• AVAILABLE DATA
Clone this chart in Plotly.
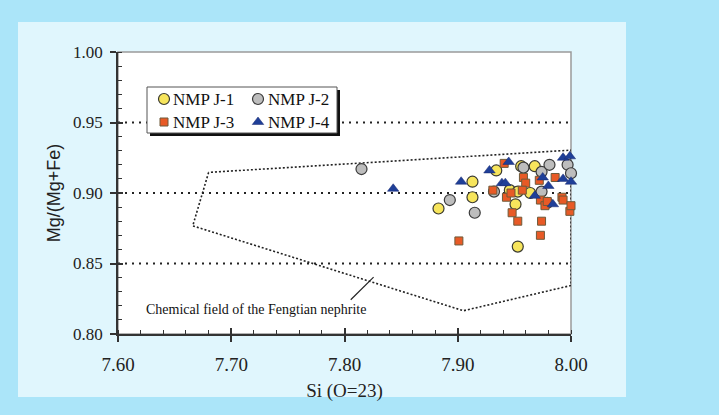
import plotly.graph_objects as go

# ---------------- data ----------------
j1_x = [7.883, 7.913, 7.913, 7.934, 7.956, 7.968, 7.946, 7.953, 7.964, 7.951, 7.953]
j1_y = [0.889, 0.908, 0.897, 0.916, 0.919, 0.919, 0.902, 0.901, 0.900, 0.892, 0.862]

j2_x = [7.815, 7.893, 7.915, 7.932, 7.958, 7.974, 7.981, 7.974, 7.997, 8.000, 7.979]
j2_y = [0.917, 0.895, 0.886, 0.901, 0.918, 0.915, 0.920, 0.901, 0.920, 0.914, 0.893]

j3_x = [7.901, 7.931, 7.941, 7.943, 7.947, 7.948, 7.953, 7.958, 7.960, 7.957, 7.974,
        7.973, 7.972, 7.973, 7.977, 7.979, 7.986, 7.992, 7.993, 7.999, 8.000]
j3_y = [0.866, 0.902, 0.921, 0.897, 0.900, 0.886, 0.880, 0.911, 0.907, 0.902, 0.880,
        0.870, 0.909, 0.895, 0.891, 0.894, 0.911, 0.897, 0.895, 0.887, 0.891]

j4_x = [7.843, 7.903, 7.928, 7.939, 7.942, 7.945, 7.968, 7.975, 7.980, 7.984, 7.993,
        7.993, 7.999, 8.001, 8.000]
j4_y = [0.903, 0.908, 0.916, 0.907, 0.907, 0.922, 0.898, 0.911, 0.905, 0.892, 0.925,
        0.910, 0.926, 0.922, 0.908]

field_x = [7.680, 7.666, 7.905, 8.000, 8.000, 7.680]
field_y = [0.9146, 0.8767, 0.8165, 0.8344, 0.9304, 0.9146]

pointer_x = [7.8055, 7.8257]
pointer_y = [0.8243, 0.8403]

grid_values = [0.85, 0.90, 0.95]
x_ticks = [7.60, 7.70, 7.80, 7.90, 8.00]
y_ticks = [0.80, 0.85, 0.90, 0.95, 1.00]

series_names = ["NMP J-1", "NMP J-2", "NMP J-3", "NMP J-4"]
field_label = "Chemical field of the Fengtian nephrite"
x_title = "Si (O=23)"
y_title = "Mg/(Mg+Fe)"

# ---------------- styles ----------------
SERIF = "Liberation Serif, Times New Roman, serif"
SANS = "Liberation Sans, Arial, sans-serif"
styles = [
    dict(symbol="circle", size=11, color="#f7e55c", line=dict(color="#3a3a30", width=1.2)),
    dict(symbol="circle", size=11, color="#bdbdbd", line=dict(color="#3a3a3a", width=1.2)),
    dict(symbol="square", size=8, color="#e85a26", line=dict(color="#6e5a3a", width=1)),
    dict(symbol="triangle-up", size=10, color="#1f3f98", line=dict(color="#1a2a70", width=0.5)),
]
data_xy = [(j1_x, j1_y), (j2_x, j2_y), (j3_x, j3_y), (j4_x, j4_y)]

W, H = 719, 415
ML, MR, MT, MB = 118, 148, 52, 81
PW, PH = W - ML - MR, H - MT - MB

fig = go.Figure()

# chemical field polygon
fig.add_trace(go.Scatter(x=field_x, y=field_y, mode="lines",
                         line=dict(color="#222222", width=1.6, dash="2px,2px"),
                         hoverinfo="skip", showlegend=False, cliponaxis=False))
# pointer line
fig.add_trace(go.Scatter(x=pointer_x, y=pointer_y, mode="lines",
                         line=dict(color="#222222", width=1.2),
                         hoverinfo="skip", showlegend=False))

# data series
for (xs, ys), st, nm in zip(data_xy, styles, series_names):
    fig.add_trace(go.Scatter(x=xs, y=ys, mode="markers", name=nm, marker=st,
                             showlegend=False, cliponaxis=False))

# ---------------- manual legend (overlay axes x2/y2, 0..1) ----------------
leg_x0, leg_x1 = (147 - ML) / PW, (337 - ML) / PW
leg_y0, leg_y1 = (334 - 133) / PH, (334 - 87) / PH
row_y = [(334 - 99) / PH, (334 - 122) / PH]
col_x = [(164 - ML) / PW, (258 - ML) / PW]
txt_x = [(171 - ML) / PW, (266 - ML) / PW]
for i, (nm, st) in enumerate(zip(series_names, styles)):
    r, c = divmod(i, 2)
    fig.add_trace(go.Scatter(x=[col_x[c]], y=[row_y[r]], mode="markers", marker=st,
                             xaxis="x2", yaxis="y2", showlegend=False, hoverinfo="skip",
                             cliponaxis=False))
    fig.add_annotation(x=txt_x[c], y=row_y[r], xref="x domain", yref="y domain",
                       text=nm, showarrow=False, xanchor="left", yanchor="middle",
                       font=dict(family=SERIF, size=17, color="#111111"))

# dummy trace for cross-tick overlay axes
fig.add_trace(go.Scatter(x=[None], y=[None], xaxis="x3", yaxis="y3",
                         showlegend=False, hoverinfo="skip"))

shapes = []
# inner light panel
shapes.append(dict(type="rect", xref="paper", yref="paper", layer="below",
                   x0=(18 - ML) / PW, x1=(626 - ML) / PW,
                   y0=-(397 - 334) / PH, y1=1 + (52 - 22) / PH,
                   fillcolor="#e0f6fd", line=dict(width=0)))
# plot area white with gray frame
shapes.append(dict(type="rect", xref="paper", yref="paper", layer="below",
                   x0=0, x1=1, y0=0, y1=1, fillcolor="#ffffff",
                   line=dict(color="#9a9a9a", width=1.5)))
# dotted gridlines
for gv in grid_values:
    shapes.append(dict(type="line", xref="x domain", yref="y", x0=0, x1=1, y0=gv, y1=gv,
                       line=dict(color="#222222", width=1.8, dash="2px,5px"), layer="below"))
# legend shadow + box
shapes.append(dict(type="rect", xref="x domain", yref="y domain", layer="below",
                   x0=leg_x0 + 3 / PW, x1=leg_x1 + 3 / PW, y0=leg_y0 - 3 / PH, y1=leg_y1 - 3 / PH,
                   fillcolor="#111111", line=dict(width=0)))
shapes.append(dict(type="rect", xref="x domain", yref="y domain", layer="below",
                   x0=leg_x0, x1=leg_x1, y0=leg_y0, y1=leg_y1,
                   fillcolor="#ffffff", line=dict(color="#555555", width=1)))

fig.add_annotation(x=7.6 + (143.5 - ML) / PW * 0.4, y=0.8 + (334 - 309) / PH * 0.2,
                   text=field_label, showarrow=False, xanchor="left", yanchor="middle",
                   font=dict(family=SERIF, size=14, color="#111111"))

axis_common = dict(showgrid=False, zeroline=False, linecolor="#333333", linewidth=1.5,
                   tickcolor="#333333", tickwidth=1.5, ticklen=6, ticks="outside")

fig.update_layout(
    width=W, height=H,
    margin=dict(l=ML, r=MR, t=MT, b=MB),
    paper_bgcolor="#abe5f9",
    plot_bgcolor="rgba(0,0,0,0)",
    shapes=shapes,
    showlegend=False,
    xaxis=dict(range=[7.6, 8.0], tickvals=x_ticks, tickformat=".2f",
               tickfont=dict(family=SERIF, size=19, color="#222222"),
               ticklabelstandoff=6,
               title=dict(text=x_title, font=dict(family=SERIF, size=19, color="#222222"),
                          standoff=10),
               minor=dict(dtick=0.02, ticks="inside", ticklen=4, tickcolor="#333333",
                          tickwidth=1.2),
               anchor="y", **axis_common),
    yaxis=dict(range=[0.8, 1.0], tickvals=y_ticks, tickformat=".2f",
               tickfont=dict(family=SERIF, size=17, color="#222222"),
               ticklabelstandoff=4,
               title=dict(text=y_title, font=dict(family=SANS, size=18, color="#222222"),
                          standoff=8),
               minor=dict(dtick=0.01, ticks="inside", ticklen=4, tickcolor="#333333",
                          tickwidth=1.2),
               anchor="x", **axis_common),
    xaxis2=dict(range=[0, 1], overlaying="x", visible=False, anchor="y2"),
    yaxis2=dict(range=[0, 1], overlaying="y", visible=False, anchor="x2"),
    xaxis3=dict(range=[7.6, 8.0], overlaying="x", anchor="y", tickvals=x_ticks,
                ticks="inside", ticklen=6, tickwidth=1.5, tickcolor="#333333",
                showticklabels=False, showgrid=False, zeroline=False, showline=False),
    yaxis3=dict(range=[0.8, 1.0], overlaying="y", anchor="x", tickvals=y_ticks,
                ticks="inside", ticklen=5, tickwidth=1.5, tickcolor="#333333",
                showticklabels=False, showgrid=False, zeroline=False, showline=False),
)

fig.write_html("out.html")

• PROBLEM TO SOLVE
Without the pictures, please reproduce each line of the listing above exactly, from the first one through the line bearing "pointer_y = [0.8243, 0.8403]".

• THE COMPLETED TASK
Clone this chart in Plotly.
import plotly.graph_objects as go

# ---------------- data ----------------
j1_x = [7.883, 7.913, 7.913, 7.934, 7.956, 7.968, 7.946, 7.953, 7.964, 7.951, 7.953]
j1_y = [0.889, 0.908, 0.897, 0.916, 0.919, 0.919, 0.902, 0.901, 0.900, 0.892, 0.862]

j2_x = [7.815, 7.893, 7.915, 7.932, 7.958, 7.974, 7.981, 7.974, 7.997, 8.000, 7.979]
j2_y = [0.917, 0.895, 0.886, 0.901, 0.918, 0.915, 0.920, 0.901, 0.920, 0.914, 0.893]

j3_x = [7.901, 7.931, 7.941, 7.943, 7.947, 7.948, 7.953, 7.958, 7.960, 7.957, 7.974,
        7.973, 7.972, 7.973, 7.977, 7.979, 7.986, 7.992, 7.993, 7.999, 8.000]
j3_y = [0.866, 0.902, 0.921, 0.897, 0.900, 0.886, 0.880, 0.911, 0.907, 0.902, 0.880,
        0.870, 0.909, 0.895, 0.891, 0.894, 0.911, 0.897, 0.895, 0.887, 0.891]

j4_x = [7.843, 7.903, 7.928, 7.939, 7.942, 7.945, 7.968, 7.975, 7.980, 7.984, 7.993,
        7.993, 7.999, 8.001, 8.000]
j4_y = [0.903, 0.908, 0.916, 0.907, 0.907, 0.922, 0.898, 0.911, 0.905, 0.892, 0.925,
        0.910, 0.926, 0.922, 0.908]

field_x = [7.680, 7.666, 7.905, 8.000, 8.000, 7.680]
field_y = [0.9146, 0.8767, 0.8165, 0.8344, 0.9304, 0.9146]

pointer_x = [7.8055, 7.8257]
pointer_y = [0.8243, 0.8403]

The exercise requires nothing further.